День Победы встретил в Дрездене в 14-ом ОРАДе (отдельном разведывательном артиллерийском дивизионе). Там прослужил я до середины августа 1946 года, затем был демобилизован.

После демобилизации заехал в Москву к родному брату Степану Петровичу Петрову, где он работал завкафедрой политэкономии в бронетанковой академии, затем, чтобы вместе с ним сходить в ЦК КПСС и поговорить о моем восстановлении в партии. В ЦК КПСС мне сказали: “Поезжайте домой, устраивайтесь на работу, и там вас с удовольствием примут в члены КПСС!”

Почти восемь лет я прослужил в армии. Вернулся в родную Чувашию. Устроился на опытную станцию, где проработал 15 лет научным сотрудником отдела земледелия и 7 лет заведующим отделом семеноводства. Работая на опытной станции, в 1961 году заочно окончил Чувашский сельскохозяйственный институт с отличием. В 1966 году вступил в партию. Обзавелся семьей и хозяйством. Но в апреле 1967 г. я заболел. Наша Цивильская районная больница направила меня на консультацию в Горьковскую областную больницу имени Семашко. Осмотрев меня, врач той больницы сказал: “Надо чаще бывать у нас на консультациях!” Я ответил, что живу и работаю отсюда далеко и не могу бывать часто. Тогда он посоветовал переехать куда-нибудь поближе. Я приехал в сельхозинститут к профессору Нарциссову Владимиру Петровичу и рассказал о своем положении. Владимир Петрович предложил мне устроиться на Горьковскую сельскохозяйственную опытную станцию. Тогда директором ее был Сергеев Петр Павлович. Он с радушием принял меня на должность главного агронома. Поскольку это было в конце апреля, сказал, чтобы я немедленно приступал к весенне-посевной работе. Поселок Селекция, где находилась опытная станция, тогда только застраивался. Рабочие в основном жили в поселках Культура, Садовский, Березовый Клин. А мне с семьей пришлось жить в г. Горьком на частной квартире. Через два года в поселке Селекция построили новый 3-этажный кирпичный дом. И мы переехали в новую квартиру, в которой живу до сих пор.

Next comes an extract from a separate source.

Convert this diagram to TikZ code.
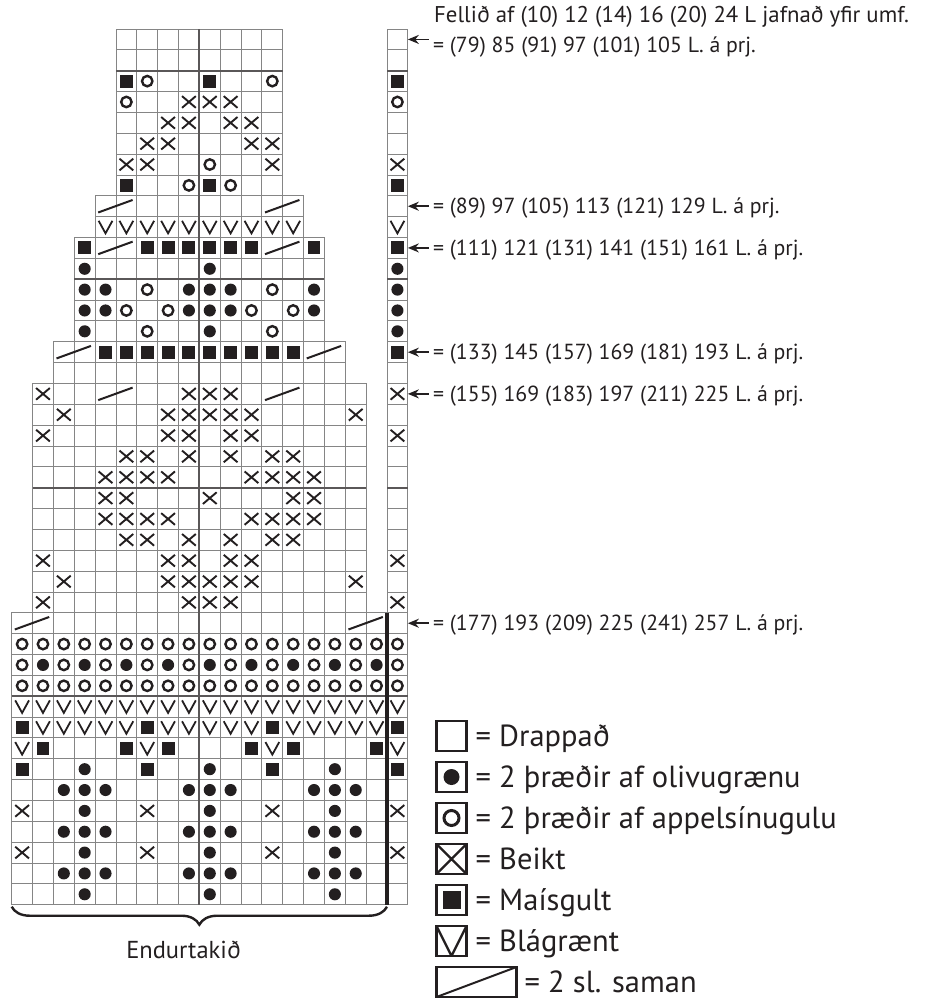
\documentclass[tikz,border=0pt]{standalone}
\usepackage{fontspec}
\setmainfont{PT Sans}
\usepackage{tikz}
\usetikzlibrary{arrows.meta,positioning,calc,decorations.pathreplacing}
\definecolor{chartInk}{HTML}{231F20}
\definecolor{chartGrid}{HTML}{858585}
\tikzset{
  cell/.style={draw=chartGrid, line width=0.9pt},
  heavy/.style={draw=chartInk!75, line width=1.8pt},
  repline/.style={draw=chartInk, line width=3.6pt},
  sidelbl/.style={font=\fontsize{21.8}{26}\selectfont, text=chartInk, inner sep=1pt, text height=15.3pt, text depth=0pt},
  sidearrow/.style={-{Stealth[length=11pt,width=9pt]}, line width=1.6pt, draw=chartInk, shorten <=3pt},
  legbox/.style={rectangle, draw=chartInk, line width=2.4pt, minimum size=30pt, inner sep=0pt, outer sep=0pt},
  legtxt/.style={font=\fontsize{30.5}{36}\selectfont, text=chartInk, inner sep=1pt, text height=21pt, text depth=0pt, anchor=west},
  reptxt/.style={font=\fontsize{24.5}{30}\selectfont, text=chartInk},
  repbrace/.style={decorate, decoration={brace, mirror, amplitude=18pt}, line width=2.4pt, draw=chartInk},
  legdot/.style={path picture={\fill[chartInk] (path picture bounding box.center) circle (8pt);}},
  legring/.style={path picture={\draw[chartInk, line width=3pt] (path picture bounding box.center) circle (7.5pt);}},
  legxx/.style={path picture={\draw[chartInk, line width=2.4pt] (path picture bounding box.south west) -- (path picture bounding box.north east) (path picture bounding box.north west) -- (path picture bounding box.south east);}},
  legblk/.style={path picture={\fill[chartInk, shift={(path picture bounding box.center)}] (-9pt,-9pt) rectangle (9pt,9pt);}},
  legvee/.style={path picture={\draw[chartInk, line width=2.4pt] (path picture bounding box.north west) -- (path picture bounding box.south) -- (path picture bounding box.north east);}},
  legtog/.style={path picture={\draw[chartInk, line width=2pt] (path picture bounding box.south west) -- (path picture bounding box.north east);}},
  pics/blk/.style={code={\fill[chartInk] (-0.31,-0.31) rectangle (0.31,0.31);}},
  pics/dot/.style={code={\fill[chartInk] (0,0) circle (0.29);}},
  pics/ring/.style={code={\draw[chartInk, line width=2.4pt] (0,0) circle (0.25);}},
  pics/xx/.style={code={\draw[chartInk, line width=1.9pt] (-0.33,-0.28) -- (0.33,0.28) (-0.33,0.28) -- (0.33,-0.28);}},
  pics/vee/.style={code={\draw[chartInk, line width=1.8pt] (-0.33,-0.3) -- (0,0.3) -- (0.33,-0.3);}},
  pics/twotog/.style={code={\draw[chartInk, line width=2pt] (-0.35,0.3) -- (1.3,-0.3);}}
}

\begin{document}
\begin{tikzpicture}[x=1pt, y=-1pt]
\useasboundingbox (0,0) rectangle (927,1001);

\begin{scope}[shift={(11.7,29)}, x=20.85pt, y=-20.85pt]
% grid cells, section by section
\foreach \p/\q/\a/\b in {1/8/6/13, 9/10/5/14, 11/15/4/15, 16/17/3/16, 18/28/2/17, 29/42/1/18}
  \foreach \r in {\p,...,\q}
    \foreach \c in {\a,...,\b}
      \draw[cell] (\c-1,\r-1) rectangle (\c,\r);
\foreach \r in {1,...,42}
  \draw[cell] (18,\r-1) rectangle (19,\r);
\draw[heavy] (5,2) -- (13,2) (18,2) -- (19,2)
  (3,12) -- (15,12) (18,12) -- (19,12)
  (1,22) -- (17,22) (18,22) -- (19,22)
  (0,32) -- (19,32)
  (9,0) -- (9,42);

% upper part, row/{column/stitch}
\foreach \r/\m in {
  3/{6/blk,7/ring,10/blk,13/ring,19/blk},
  4/{6/ring,9/xx,10/xx,11/xx,19/ring},
  5/{8/xx,9/xx,11/xx,12/xx},
  6/{7/xx,8/xx,12/xx,13/xx},
  7/{6/xx,7/xx,10/ring,13/xx,19/xx},
  8/{6/blk,9/ring,10/blk,11/ring,19/blk},
  9/{5/twotog,13/twotog},
  11/{4/blk,5/twotog,7/blk,8/blk,9/blk,10/blk,11/blk,12/blk,13/twotog,15/blk,19/blk},
  12/{4/dot,10/dot,19/dot},
  13/{4/dot,5/dot,7/ring,9/dot,10/dot,11/dot,13/ring,15/dot,19/dot},
  14/{4/dot,5/dot,6/ring,8/ring,9/dot,10/dot,11/dot,12/ring,14/ring,15/dot,19/dot},
  15/{4/dot,7/ring,10/dot,13/ring,19/dot},
  16/{3/twotog,15/twotog,19/blk},
  18/{2/xx,5/twotog,9/xx,10/xx,11/xx,13/twotog,19/xx},
  19/{3/xx,8/xx,9/xx,10/xx,11/xx,12/xx,17/xx},
  20/{2/xx,8/xx,9/xx,11/xx,12/xx,19/xx},
  21/{6/xx,7/xx,9/xx,11/xx,13/xx,14/xx},
  22/{5/xx,6/xx,7/xx,8/xx,12/xx,13/xx,14/xx,15/xx},
  23/{5/xx,6/xx,10/xx,14/xx,15/xx},
  24/{5/xx,6/xx,7/xx,8/xx,12/xx,13/xx,14/xx,15/xx},
  25/{6/xx,7/xx,9/xx,11/xx,13/xx,14/xx},
  26/{2/xx,8/xx,9/xx,11/xx,12/xx,19/xx},
  27/{3/xx,8/xx,9/xx,10/xx,11/xx,12/xx,17/xx},
  28/{2/xx,9/xx,10/xx,11/xx,19/xx},
  29/{1/twotog,17/twotog}}
  \foreach \c/\s in \m
    \pic at (\c-0.5,\r-0.5) {\s};
\foreach \c in {5,...,14,19}
  \pic at (\c-0.5,9.5) {vee};
\foreach \c in {5,...,14}
  \pic at (\c-0.5,15.5) {blk};

% lower part, repeat of 6
\foreach \c in {1,...,19} {
  \pic at (\c-0.5,29.5) {ring};
  \pic at (\c-0.5,31.5) {ring};
  \pic at (\c-0.5,32.5) {vee};
}
\foreach \c in {1,3,...,19}
  \pic at (\c-0.5,30.5) {ring};
\foreach \c in {2,4,...,18}
  \pic at (\c-0.5,30.5) {dot};
\foreach \c in {1,7,13,19} {
  \pic at (\c-0.5,33.5) {blk};
  \pic at (\c-0.5,34.5) {vee};
  \pic at (\c-0.5,35.5) {blk};
  \pic at (\c-0.5,37.5) {xx};
  \pic at (\c-0.5,39.5) {xx};
}
\foreach \k in {0,6,12} {
  \foreach \c in {2,...,6}
    \pic at (\k+\c-0.5,33.5) {vee};
  \pic at (\k+1.5,34.5) {blk};
  \pic at (\k+5.5,34.5) {blk};
  \foreach \r in {36,...,42}
    \pic at (\k+3.5,\r-0.5) {dot};
  \foreach \r in {37,39,41} {
    \pic at (\k+2.5,\r-0.5) {dot};
    \pic at (\k+4.5,\r-0.5) {dot};
  }
}
\draw[repline] (18,28) -- (18,42);

\coordinate (t1) at (19,0.5);
\coordinate (t9) at (19,8.5);
\coordinate (t11) at (19,10.5);
\coordinate (t16) at (19,15.5);
\coordinate (t18) at (19,17.5);
\coordinate (t29) at (19,28.5);
\coordinate (bl) at (0,42);
\coordinate (br) at (18,42);
\end{scope}

\draw[repbrace] ([yshift=-2pt]bl) -- ([yshift=-2pt]br);
\node[reptxt] (rep) at (183.5,950) {Endurtakið};

\node[sidelbl, anchor=west, font=\fontsize{22.8}{26}\selectfont] (l0) at (433,15) {Fellið af (10) 12 (14) 16 (20) 24 L jafnað yfir umf.};
\node[sidelbl, anchor=west] (l1) at ($(t1)+(24,5.5)$) {= (79) 85 (91) 97 (101) 105 L. á prj.};
\node[sidelbl, right=24pt of t9] (l9) {= (89) 97 (105) 113 (121) 129 L. á prj.};
\node[sidelbl, right=24pt of t11] (l11) {= (111) 121 (131) 141 (151) 161 L. á prj.};
\node[sidelbl, right=24pt of t16] (l16) {= (133) 145 (157) 169 (181) 193 L. á prj.};
\node[sidelbl, right=24pt of t18] (l18) {= (155) 169 (183) 197 (211) 225 L. á prj.};
\node[sidelbl, right=24pt of t29] (l29) {= (177) 193 (209) 225 (241) 257 L. á prj.};
\draw[sidearrow] (l1.west |- t1) -- (t1);
\draw[sidearrow] (l9) -- (t9);
\draw[sidearrow] (l11) -- (t11);
\draw[sidearrow] (l16) -- (t16);
\draw[sidearrow] (l18) -- (t18);
\draw[sidearrow] (l29) -- (t29);

% key
\node[legbox] (kBeige) at (451.5,736) {};
\node[legtxt, right=8pt of kBeige] (tBeige) {= Drappað};
\node[legbox, legdot, below=11pt of kBeige] (kOlive) {};
\node[legtxt, right=8pt of kOlive] (tOlive) {= 2 þræðir af olivugrænu};
\node[legbox, legring, below=11pt of kOlive] (kOrange) {};
\node[legtxt, right=8pt of kOrange] (tOrange) {= 2 þræðir af appelsínugulu};
\node[legbox, legxx, below=11pt of kOrange] (kTan) {};
\node[legtxt, right=8pt of kTan] (tTan) {= Beikt};
\node[legbox, legblk, below=11pt of kTan] (kYellow) {};
\node[legtxt, right=8pt of kYellow] (tYellow) {= Maísgult};
\node[legbox, legvee, below=11pt of kYellow] (kTeal) {};
\node[legtxt, right=8pt of kTeal] (tTeal) {= Blágrænt};
\node[legbox, legtog, minimum width=80pt, below=11pt of kTeal.south west, anchor=north west] (kTog) {};
\node[legtxt, right=7pt of kTog] (tTog) {= 2 sl. saman};
\end{tikzpicture}
\end{document}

С 1969 до 1980 года работал в Горьковской областной агрохимлаборатории. Сначала агрономом-агрохимиком, затем начальником оперативного отдела. Здесь в 1972 г. защитил кандидатскую диссертацию. В 1980 году поступил работать в центр НОТ (научная организация труда), где проработал до 1992 года. С этого времени на пенсии».

До сих пор Кирилл Петрович держит тесную связь со своими сотрудниками по работе и боевыми товарищами. Одно из их писем прилагаю сюда.

«Добрый день, уважаемый Кирилл Петрович и вся Ваша семья! Большое Вам спасибо за Ваши письма и поздравления.

Извините, что сразу не смог ответить, потому что болел. Ясно, что годы берут свое. Ведь мне уже пошел девятый десяток.